Janet the Planet: Be Flexible with Your Dreams
Today I had lunch with a creative force to reckon with. She’s one of my managers and her real-life legal name is Janet the Planet. Corporate Powerhouse by day, fashion designer to rock stars by night, Ms. Planet is the shining example of “having it all.” I had been admiring her creative energy and positive presence my whole first week at work, so I asked her to lunch so she could school me in the ways of the wise. JTP dropped some knowledge on me regarding balancing the creative and corporate life that resonated with me:
“My biggest advice to you is to be flexible in your dreams.”
JTP’s exciting adventures included going to fashion school in London, starting her own fashion label, showing her line at Fashion Week three years in a row, and designing custom apparel for rock stars. It really sounded like a dream come true. And she did it all while holding down a 9-to-5. The opportunities popped up like those cute moles in the bop-em-on-the-head game—not because Janet is extra lucky but because she consistently made decisions that were consistent with her beliefs and because she was flexible in her dreams. If she had staunchly refused to work for “the man” she would have never had the stable cash flow to supplement the unpredictable payments of the fashion world. She would likely not have health insurance or a 401(k) either. She brings her design skills to the process of innovating new candies and her marketing skills likely help her pitch her services to her high-profile clients.

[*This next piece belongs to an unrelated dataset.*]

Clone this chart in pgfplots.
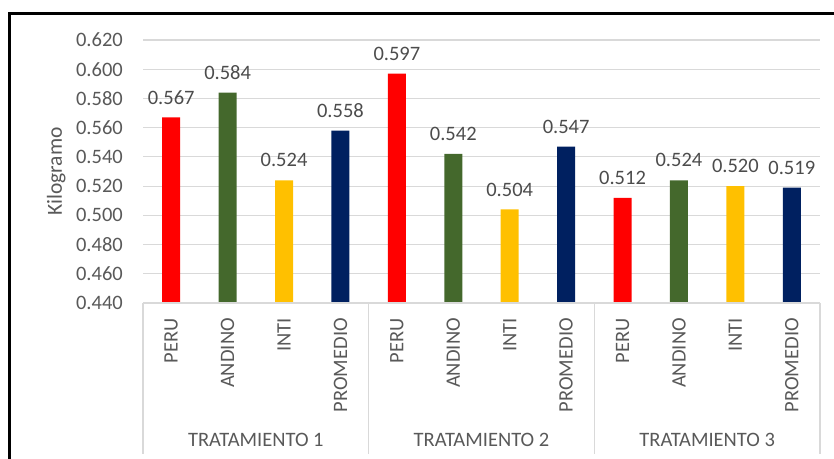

For the last few months I grappled with whether I should dive headfirst into trying to “make it” as a writer and tv personality or whether I should seek balance and stability by holding down a day job. Janet the Planet made a great case today for balancing entrepreneurship (going it completely alone) and intrapreneurship (being an entrepreneur within an organization). “I was trained as an engineer and I wanted to be getting an engineer’s wages!” she said, referring to the paltry wages she was being offered after graduating from fashion school. “So I worked a full-time job and designed as my other job.”
I’ve really enjoyed my marketing internship so far. I get to combine the analytical skills I learned this year with the creative skills I’ve been building up my whole life, and this job has given me a certain degree of groundedness that JTP says day jobs often do. “When you have a ‘real job’ while pursuing a creative industry on the side, you don’t have that same level of desperation about you. You are not like ‘This has to work. I need this to pay my bills.’ You have a more welcoming energy when you approach people.”
My lunch with JTP encouraged me to be more open-ended with my dreams for my future. I know I’ll always be passionate about writing and being in the spotlight but who knows what form that passion will take? I want to be flexible in my dreams so that I leave enough space for those pop-up opportunities that appear in our lives suddenly and can just as quickly disappear. I want to be flexible so I can seize opportunities as they come to me, and prepared enough—professional and personally—so that I can take full advantage of them.